However I do not have any other contracts lined up but I'm not really in need
of cash right now.

------
Mz
Food for thought:

I work for a large company. I have an entry level job. The big thing consuming
all my time, energy and money the past few years has been "getting well when
doctors say it can't be done". I am a lot more functional here lately and
there are hopeful signs that I will soon be able to focus a lot more on
something else (for example: I have had the energy to a do a great deal more
overtime this year than in previous years). The entire time I have worked at
this company, I have basically been extremely torn between wanting to get a
promotion or better paying job within the company and not really wanting that.
I have been in basically desperate need of money the entire time and, for that
reason, would have taken a promotion if offered one. Yet I also was concerned
that getting one or more promotions would make it harder and harder to leave
and someday go do my own thing -- in part because it would mean walking away
from more money but also in part because I would be more psychologically
enmeshed in the company and have more of a feeling of belonging and also would
need to give more of myself to the job, thus leaving less for other things I
am working on.

My health issues have been a big factor in why I didn't qualify for promotion.
This year, I am very happy to have the energy to work more overtime because it
gives me additional income without making me feel more a part of the company
and without really taking up more of my mental space.

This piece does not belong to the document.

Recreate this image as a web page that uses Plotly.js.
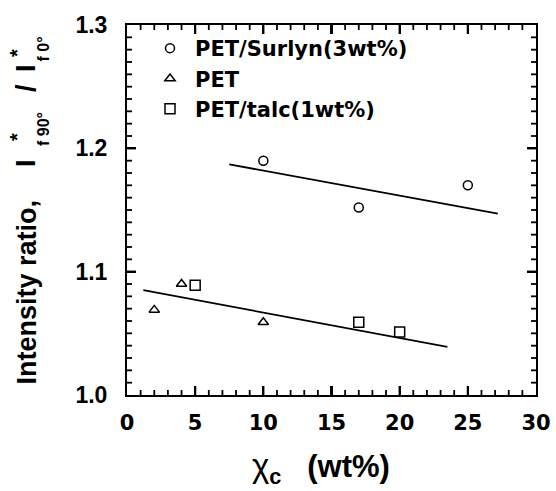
<!DOCTYPE html>
<html>
<head>
<meta charset="utf-8">
<script src="https://cdn.plot.ly/plotly-3.0.1.min.js"></script>
<style>html,body{margin:0;padding:0;background:#fff;}#chart{width:556px;height:491px;}</style>
</head>
<body>
<div id="chart"></div>
<script>
// Data
const surlynX = [10, 17, 25];
const surlynY = [1.190, 1.152, 1.170];
const petX = [2, 4, 10];
const petY = [1.069, 1.090, 1.059];
const talcX = [5, 17, 20];
const talcY = [1.089, 1.059, 1.051];
const fitUpperX = [7.5, 27.2];
const fitUpperY = [1.187, 1.147];
const fitLowerX = [1.2, 23.5];
const fitLowerY = [1.085, 1.039];
const seriesNames = ['PET/Surlyn(3wt%)', 'PET', 'PET/talc(1wt%)'];
const xRange = [0, 30];
const yRange = [1.0, 1.3];
const xMajorStep = 5, xMinorStep = 1;
const yMajorStep = 0.1, yMinorStep = 0.01;

const FONT = 'Liberation Sans, Arial, sans-serif';
const WIDE = 'DejaVu Sans, Liberation Sans, sans-serif';
const W = 556, H = 491;
const L = 127, R = 20, T = 25, B = 96;
const pw = W - L - R, ph = H - T - B;
const px = v => (v - L) / pw;
const py = v => (H - B - v) / ph;

const mk = (sym, size) => ({symbol: sym, size: size, color: 'black', line: {color: 'black', width: 1.5}});

// Inward tick marks on all four sides, built from the axis range and tick steps
const xPerPx = (xRange[1] - xRange[0]) / pw;
const yPerPx = (yRange[1] - yRange[0]) / ph;
const majX = [], majY = [], minX = [], minY = [];
const nx = Math.round((xRange[1] - xRange[0]) / xMinorStep);
for (let i = 1; i < nx; i++) {
  const v = xRange[0] + i * xMinorStep;
  const major = i % Math.round(xMajorStep / xMinorStep) === 0;
  const len = (major ? 9 : 5) * yPerPx;
  const tx = major ? majX : minX, ty = major ? majY : minY;
  tx.push(v, v, null, v, v, null);
  ty.push(yRange[0], yRange[0] + len, null, yRange[1], yRange[1] - len, null);
}
const ny = Math.round((yRange[1] - yRange[0]) / yMinorStep);
for (let i = 1; i < ny; i++) {
  const v = yRange[0] + i * yMinorStep;
  const major = i % Math.round(yMajorStep / yMinorStep) === 0;
  const len = (major ? 9 : 5) * xPerPx;
  const tx = major ? majX : minX, ty = major ? majY : minY;
  tx.push(xRange[0], xRange[0] + len, null, xRange[1], xRange[1] - len, null);
  ty.push(v, v, null, v, v, null);
}

const traces = [
  {x: surlynX, y: surlynY, mode: 'markers', name: seriesNames[0], marker: mk('circle-open', 9)},
  {x: petX, y: petY, mode: 'markers', name: seriesNames[1], marker: mk('triangle-up-open', 9)},
  {x: talcX, y: talcY, mode: 'markers', name: seriesNames[2], marker: mk('square-open', 10)},
  {x: fitUpperX, y: fitUpperY, mode: 'lines', showlegend: false, line: {color: 'black', width: 1.8}},
  {x: fitLowerX, y: fitLowerY, mode: 'lines', showlegend: false, line: {color: 'black', width: 1.8}},
  {x: majX, y: majY, mode: 'lines', showlegend: false, hoverinfo: 'skip', connectgaps: false, cliponaxis: false, line: {color: 'black', width: 2.2}},
  {x: minX, y: minY, mode: 'lines', showlegend: false, hoverinfo: 'skip', connectgaps: false, cliponaxis: false, line: {color: 'black', width: 1.8}}
];

const ann = (text, x, y, size, xa, ya, fam) => ({
  text: text, xref: 'paper', yref: 'paper', x: px(x), y: py(y), showarrow: false,
  textangle: -90, xanchor: xa || 'center', yanchor: ya || 'middle',
  font: {family: fam || FONT, size: size, color: 'black', weight: 'bold'}
});

const layout = {
  width: W, height: H,
  margin: {l: L, r: R, t: T, b: B},
  paper_bgcolor: 'white', plot_bgcolor: 'white',
  showlegend: true,
  legend: {x: px(145), y: py(28), xanchor: 'left', yanchor: 'top', bgcolor: 'rgba(0,0,0,0)',
           font: {family: WIDE, size: 21, color: 'black', weight: 'bold'}, itemwidth: 40},
  xaxis: {
    range: xRange, dtick: xMajorStep, tick0: 0, showgrid: false, zeroline: false,
    showline: true, linecolor: 'black', linewidth: 2.2, mirror: 'ticks', ticks: 'inside', ticklen: 9, tickwidth: 2.2, tickcolor: 'black',
    tickfont: {family: WIDE, size: 21, color: 'black', weight: 'bold'}, ticklabelstandoff: 8
  },
  yaxis: {
    range: yRange, dtick: yMajorStep, tick0: 1.0, tickformat: '.1f', showgrid: false, zeroline: false,
    showline: true, linecolor: 'black', linewidth: 2.2, mirror: 'ticks', ticks: 'inside', ticklen: 9, tickwidth: 2.2, tickcolor: 'black',
    tickfont: {family: FONT, size: 23, color: 'black', weight: 'bold'}, ticksuffix: '  '
  },
  annotations: [
    ann('Intensity ratio,', 26, 387, 27, 'center', 'bottom'),
    ann('I', 26, 163, 27, 'center', 'middle'),
    ann('*', 17, 137, 20, 'center', 'middle'),
    ann('f 90°', 43, 148, 16, 'center', 'bottom'),
    ann('/', 26, 88, 27, 'center', 'middle'),
    ann('I', 26, 68, 27, 'center', 'middle'),
    ann('*', 17, 53, 20, 'center', 'middle'),
    ann('f 0°', 43, 64, 16, 'center', 'bottom'),
    {text: '<span style="font-weight:normal;font-size:33px">χ</span><sub>c</sub>&nbsp;&nbsp; (wt%)',
     xref: 'paper', yref: 'paper', x: px(250), y: py(468), xanchor: 'left', yanchor: 'middle', showarrow: false,
     font: {family: FONT, size: 31, color: 'black', weight: 'bold'}}
  ]
};

Plotly.newPlot('chart', traces, layout, {displayModeBar: false, staticPlot: true});
</script>
</body>
</html>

I do have to focus on
the job while I am there, but the low level of responsibility involved in my
job means I can still leave it at work and no one is calling me at home or
anything like that, which does happen with some of the really important people
at the company. (EDIT: If you haven't seen it already, you might want to check
out Paul Graham's article about "the top idea in your mind" to understand the
importance to me of not having my job mentally intrude on my life after hours.
<http://www.paulgraham.com/top.html>)

I have so far not been offered any promotions so did not have to specifically
make a decision. But I was really happy when I recently realized that working
more overtime is the perfect solution for me right now because it avoids the
things I don't want that would come with a promotion while getting me the one
thing I really do want from a promotion: more money.

Good luck with your decision.